» Task brief
Below is a listing to transcribe in full and exactly; keep the pictures out.

» Data block
'''

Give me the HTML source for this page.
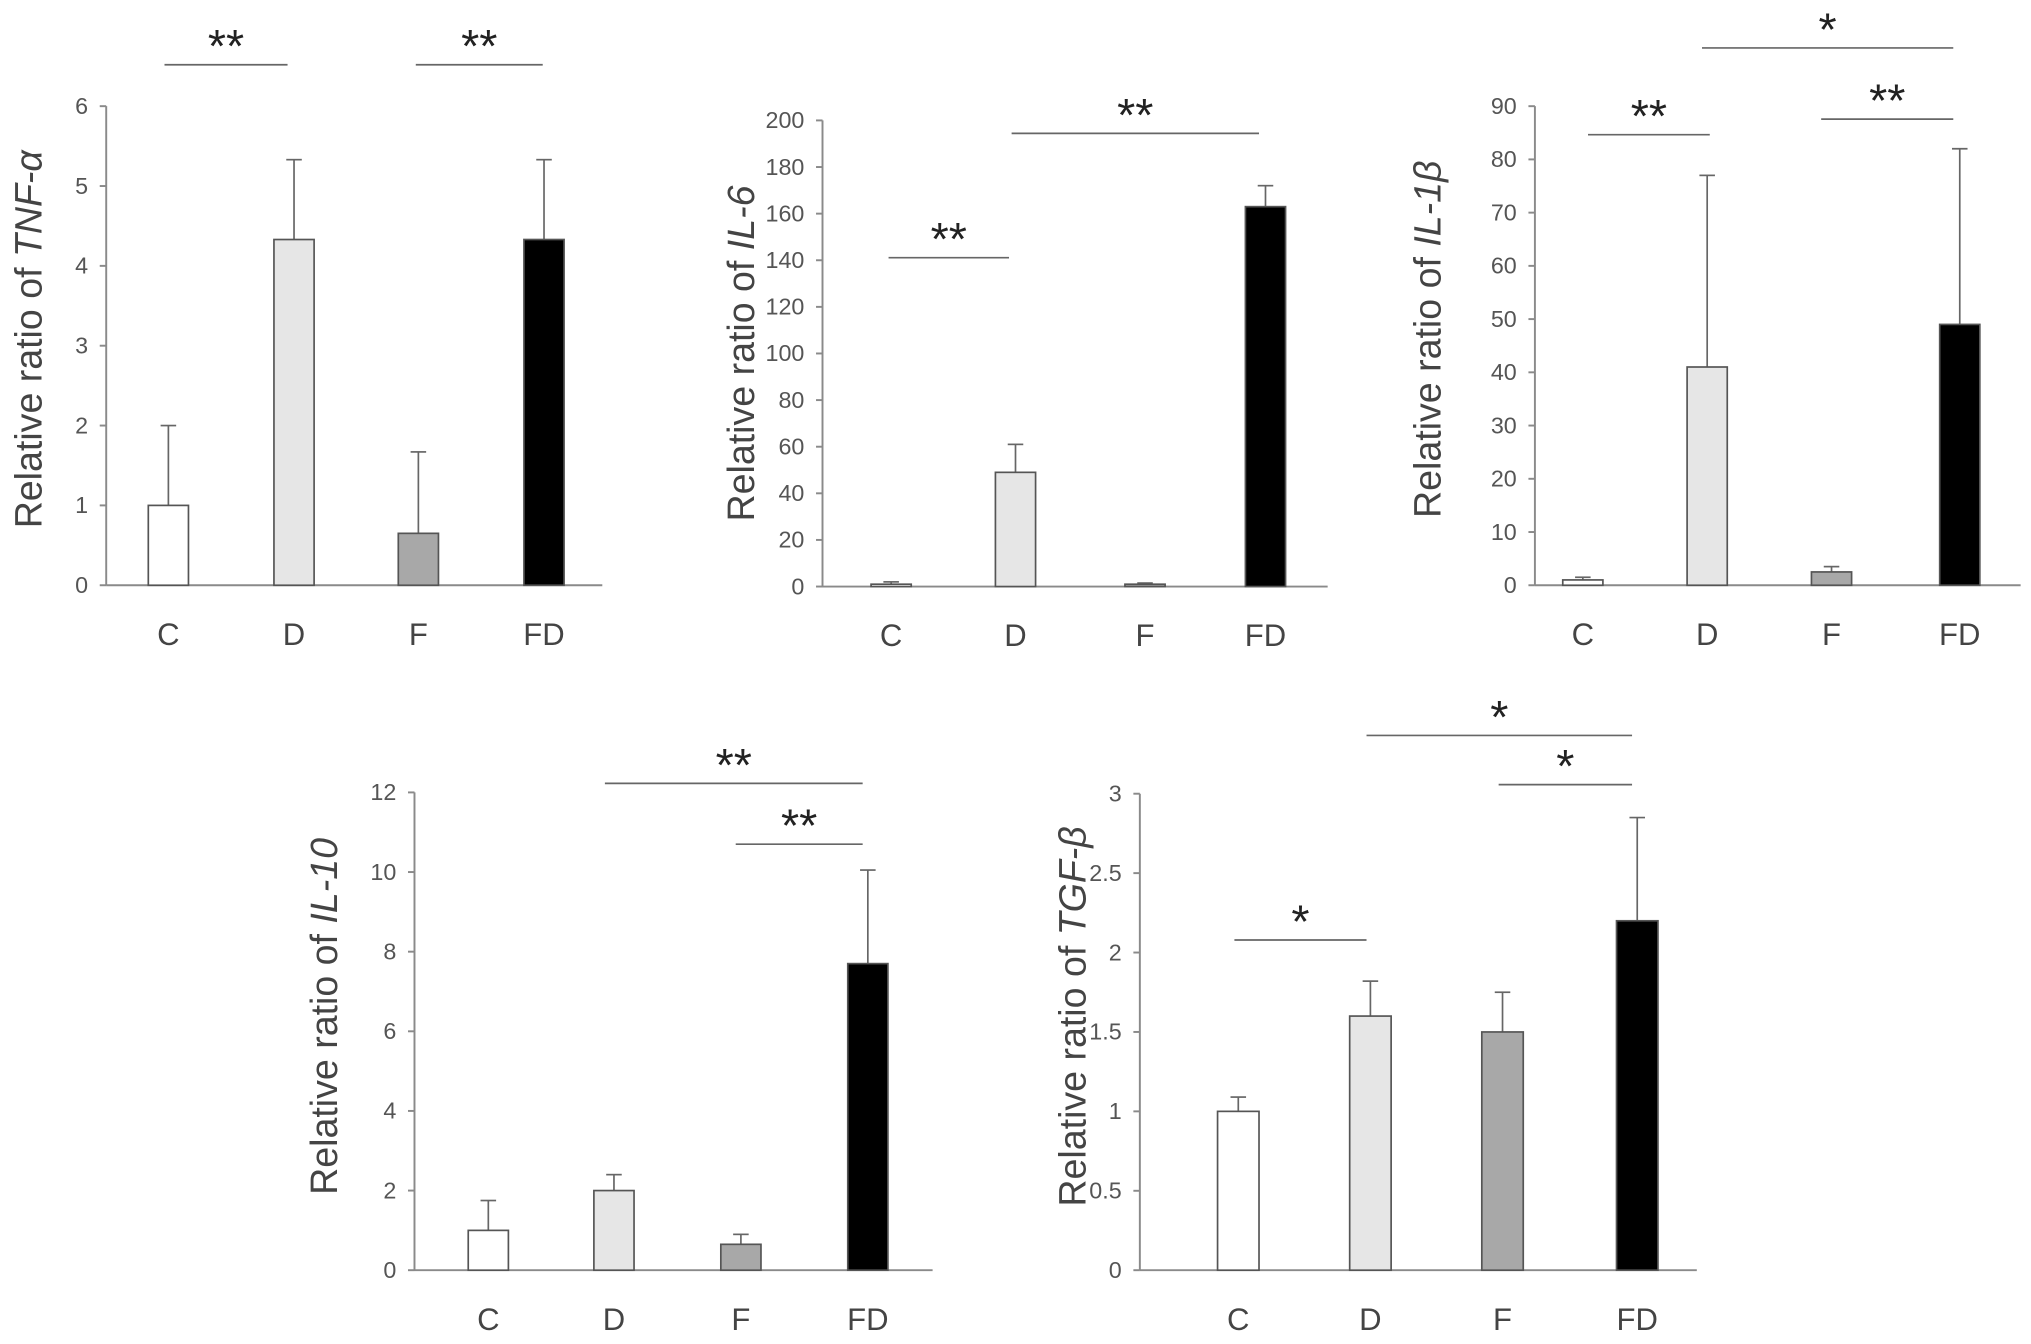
<!DOCTYPE html>
<html><head><meta charset="utf-8"><style>
html,body{margin:0;padding:0;background:#fff}
svg{display:block}
text{font-family:"Liberation Sans",sans-serif}
</style></head><body>
<svg id="chart" width="2031" height="1344" viewBox="0 0 1568 1038" preserveAspectRatio="none" xmlns="http://www.w3.org/2000/svg"></svg>
<script>
const categories = ["C","D","F","FD"];
const tnfValues = [1.0, 4.33, 0.65, 4.33];
const tnfErrors = [2.0, 5.33, 1.67, 5.33];
const il6Values = [1, 49, 1, 163];
const il6Errors = [2, 61, 1.5, 172];
const il1bValues = [1, 41, 2.5, 49];
const il1bErrors = [1.5, 77, 3.5, 82];
const il10Values = [1, 2.0, 0.65, 7.7];
const il10Errors = [1.75, 2.4, 0.9, 10.05];
const tgfValues = [1.0, 1.6, 1.5, 2.2];
const tgfErrors = [1.09, 1.82, 1.75, 2.85];
const tnfTicks = [0,1,2,3,4,5,6];
const il6Ticks = [0,20,40,60,80,100,120,140,160,180,200];
const il1bTicks = [0,10,20,30,40,50,60,70,80,90];
const il10Ticks = [0,2,4,6,8,10,12];
const tgfTicks = ["0","0.5","1","1.5","2","2.5","3"];
const fills = ["#ffffff","#e6e6e6","#a8a8a8","#000000"];

const panels = [
 {id:"tnf", gene:"TNF-α", vals:tnfValues, errs:tnfErrors, ticks:tnfTicks, max:6, ax:82, y0:452, yTop:82, axEnd:465, xs:[130,227,323,420], bw:31, labX:22, labY:262,
  sig:[[127,222,50,"**"],[321,419,50,"**"]]},
 {id:"il6", gene:"IL-6", vals:il6Values, errs:il6Errors, ticks:il6Ticks, max:200, ax:635, y0:453, yTop:93, axEnd:1025, xs:[688,784,884,977], bw:31, labX:572, labY:273,
  sig:[[686,779,199,"**"],[781,972,103,"**"]]},
 {id:"il1b", gene:"IL-1β", vals:il1bValues, errs:il1bErrors, ticks:il1bTicks, max:90, ax:1185, y0:452, yTop:82, axEnd:1560, xs:[1222,1318,1414,1513], bw:31, labX:1102, labY:262,
  sig:[[1226,1320,104,"**"],[1406,1508,92,"**"],[1314,1508,37,"*"]]},
 {id:"il10", gene:"IL-10", vals:il10Values, errs:il10Errors, ticks:il10Ticks, max:12, ax:320, y0:981, yTop:612, axEnd:720, xs:[377,474,572,670], bw:31, labX:250, labY:785,
  sig:[[467,666,605,"**"],[568,666,652,"**"]]},
 {id:"tgf", gene:"TGF-β", vals:tgfValues, errs:tgfErrors, ticks:tgfTicks, max:3, ax:880, y0:981, yTop:613, axEnd:1310, xs:[956,1058,1160,1264], bw:32, labX:828, labY:785,
  sig:[[953,1055,726,"*"],[1157,1260,606,"*"],[1055,1260,568,"*"]]}
];
const NS="http://www.w3.org/2000/svg";
const svg=document.getElementById("chart");
function mk(tag,attrs,parent){const e=document.createElementNS(NS,tag);for(const k in attrs)e.setAttribute(k,attrs[k]);(parent||svg).appendChild(e);return e;}
panels.forEach(p=>{
 const g=mk("g",{});
 
 
 const y=v=>p.y0-(v/p.max)*(p.y0-p.yTop);
 const ya=mk("line",{x1:p.ax,x2:p.ax,y1:p.y0,y2:p.yTop,stroke:"#8a8a8a","stroke-width":1.5},g);
 
 
 const xa=mk("line",{x1:p.ax,x2:p.axEnd,y1:p.y0,y2:p.y0,stroke:"#8a8a8a","stroke-width":1.5},g);
 
 
 p.ticks.forEach(t=>{
  const v=parseFloat(t);
  mk("line",{x1:p.ax-5,x2:p.ax,y1:y(v),y2:y(v),stroke:"#8a8a8a","stroke-width":1.5},g);
  const tx=mk("text",{x:p.ax-14,y:y(v)+6,"text-anchor":"end","font-size":18,fill:"#555"},g);
  tx.textContent=t;
  
  
 });
 categories.forEach((c,i)=>{
  const cx=p.xs[i];
  const yt=y(p.vals[i]), ye=y(p.errs[i]);
  const el=mk("line",{x1:cx,x2:cx,y1:yt,y2:ye,stroke:"#666","stroke-width":1.3},g);
  
  
  mk("line",{x1:cx-6,x2:cx+6,y1:ye,y2:ye,stroke:"#666","stroke-width":1.3},g);
  const r=mk("rect",{x:cx-p.bw/2,y:yt,width:p.bw,height:p.y0-yt,fill:fills[i],stroke:"#555","stroke-width":1.3},g);
  
  
  const lt=mk("text",{x:cx,y:p.y0+46,"text-anchor":"middle","font-size":24,fill:"#444"},g);
  lt.textContent=c;
  
  
 });
 const yl=mk("text",{x:p.labX,y:p.labY,"text-anchor":"middle","font-size":29,fill:"#444",transform:`rotate(-90 ${p.labX} ${p.labY})`,dy:10},g);
 yl.innerHTML='Relative ratio of <tspan font-style="italic">'+p.gene+'</tspan>';
 
 
 p.sig.forEach(s=>{
  const sl=mk("line",{x1:s[0],x2:s[1],y1:s[2],y2:s[2],stroke:"#666","stroke-width":1.3},g);
  
  
  const st=mk("text",{x:(s[0]+s[1])/2,y:s[2]-2,"text-anchor":"middle","font-size":36,fill:"#222"},g);
  st.textContent=s[3];
  
  
 });
});
</script>
</body></html>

'''

» Exercise result
Give me the HTML source for this page.
<!DOCTYPE html>
<html><head><meta charset="utf-8"><style>
html,body{margin:0;padding:0;background:#fff}
svg{display:block}
text{font-family:"Liberation Sans",sans-serif}
</style></head><body>
<svg id="chart" width="2031" height="1344" viewBox="0 0 1568 1038" preserveAspectRatio="none" xmlns="http://www.w3.org/2000/svg"></svg>
<script>
const categories = ["C","D","F","FD"];
const tnfValues = [1.0, 4.33, 0.65, 4.33];
const tnfErrors = [2.0, 5.33, 1.67, 5.33];
const il6Values = [1, 49, 1, 163];
const il6Errors = [2, 61, 1.5, 172];
const il1bValues = [1, 41, 2.5, 49];
const il1bErrors = [1.5, 77, 3.5, 82];
const il10Values = [1, 2.0, 0.65, 7.7];
const il10Errors = [1.75, 2.4, 0.9, 10.05];
const tgfValues = [1.0, 1.6, 1.5, 2.2];
const tgfErrors = [1.09, 1.82, 1.75, 2.85];
const tnfTicks = [0,1,2,3,4,5,6];
const il6Ticks = [0,20,40,60,80,100,120,140,160,180,200];
const il1bTicks = [0,10,20,30,40,50,60,70,80,90];
const il10Ticks = [0,2,4,6,8,10,12];
const tgfTicks = ["0","0.5","1","1.5","2","2.5","3"];
const fills = ["#ffffff","#e6e6e6","#a8a8a8","#000000"];

const panels = [
 {id:"tnf", gene:"TNF-α", vals:tnfValues, errs:tnfErrors, ticks:tnfTicks, max:6, ax:82, y0:452, yTop:82, axEnd:465, xs:[130,227,323,420], bw:31, labX:22, labY:262,
  sig:[[127,222,50,"**"],[321,419,50,"**"]]},
 {id:"il6", gene:"IL-6", vals:il6Values, errs:il6Errors, ticks:il6Ticks, max:200, ax:635, y0:453, yTop:93, axEnd:1025, xs:[688,784,884,977], bw:31, labX:572, labY:273,
  sig:[[686,779,199,"**"],[781,972,103,"**"]]},
 {id:"il1b", gene:"IL-1β", vals:il1bValues, errs:il1bErrors, ticks:il1bTicks, max:90, ax:1185, y0:452, yTop:82, axEnd:1560, xs:[1222,1318,1414,1513], bw:31, labX:1102, labY:262,
  sig:[[1226,1320,104,"**"],[1406,1508,92,"**"],[1314,1508,37,"*"]]},
 {id:"il10", gene:"IL-10", vals:il10Values, errs:il10Errors, ticks:il10Ticks, max:12, ax:320, y0:981, yTop:612, axEnd:720, xs:[377,474,572,670], bw:31, labX:250, labY:785,
  sig:[[467,666,605,"**"],[568,666,652,"**"]]},
 {id:"tgf", gene:"TGF-β", vals:tgfValues, errs:tgfErrors, ticks:tgfTicks, max:3, ax:880, y0:981, yTop:613, axEnd:1310, xs:[956,1058,1160,1264], bw:32, labX:828, labY:785,
  sig:[[953,1055,726,"*"],[1157,1260,606,"*"],[1055,1260,568,"*"]]}
];
const NS="http://www.w3.org/2000/svg";
const svg=document.getElementById("chart");
function mk(tag,attrs,parent){const e=document.createElementNS(NS,tag);for(const k in attrs)e.setAttribute(k,attrs[k]);(parent||svg).appendChild(e);return e;}
panels.forEach(p=>{
 const g=mk("g",{});
 
 
 const y=v=>p.y0-(v/p.max)*(p.y0-p.yTop);
 const ya=mk("line",{x1:p.ax,x2:p.ax,y1:p.y0,y2:p.yTop,stroke:"#8a8a8a","stroke-width":1.5},g);
 
 
 const xa=mk("line",{x1:p.ax,x2:p.axEnd,y1:p.y0,y2:p.y0,stroke:"#8a8a8a","stroke-width":1.5},g);
 
 
 p.ticks.forEach(t=>{
  const v=parseFloat(t);
  mk("line",{x1:p.ax-5,x2:p.ax,y1:y(v),y2:y(v),stroke:"#8a8a8a","stroke-width":1.5},g);
  const tx=mk("text",{x:p.ax-14,y:y(v)+6,"text-anchor":"end","font-size":18,fill:"#555"},g);
  tx.textContent=t;
  
  
 });
 categories.forEach((c,i)=>{
  const cx=p.xs[i];
  const yt=y(p.vals[i]), ye=y(p.errs[i]);
  const el=mk("line",{x1:cx,x2:cx,y1:yt,y2:ye,stroke:"#666","stroke-width":1.3},g);
  
  
  mk("line",{x1:cx-6,x2:cx+6,y1:ye,y2:ye,stroke:"#666","stroke-width":1.3},g);
  const r=mk("rect",{x:cx-p.bw/2,y:yt,width:p.bw,height:p.y0-yt,fill:fills[i],stroke:"#555","stroke-width":1.3},g);
  
  
  const lt=mk("text",{x:cx,y:p.y0+46,"text-anchor":"middle","font-size":24,fill:"#444"},g);
  lt.textContent=c;
  
  
 });
 const yl=mk("text",{x:p.labX,y:p.labY,"text-anchor":"middle","font-size":29,fill:"#444",transform:`rotate(-90 ${p.labX} ${p.labY})`,dy:10},g);
 yl.innerHTML='Relative ratio of <tspan font-style="italic">'+p.gene+'</tspan>';
 
 
 p.sig.forEach(s=>{
  const sl=mk("line",{x1:s[0],x2:s[1],y1:s[2],y2:s[2],stroke:"#666","stroke-width":1.3},g);
  
  
  const st=mk("text",{x:(s[0]+s[1])/2,y:s[2]-2,"text-anchor":"middle","font-size":36,fill:"#222"},g);
  st.textContent=s[3];
  
  
 });
});
</script>
</body></html>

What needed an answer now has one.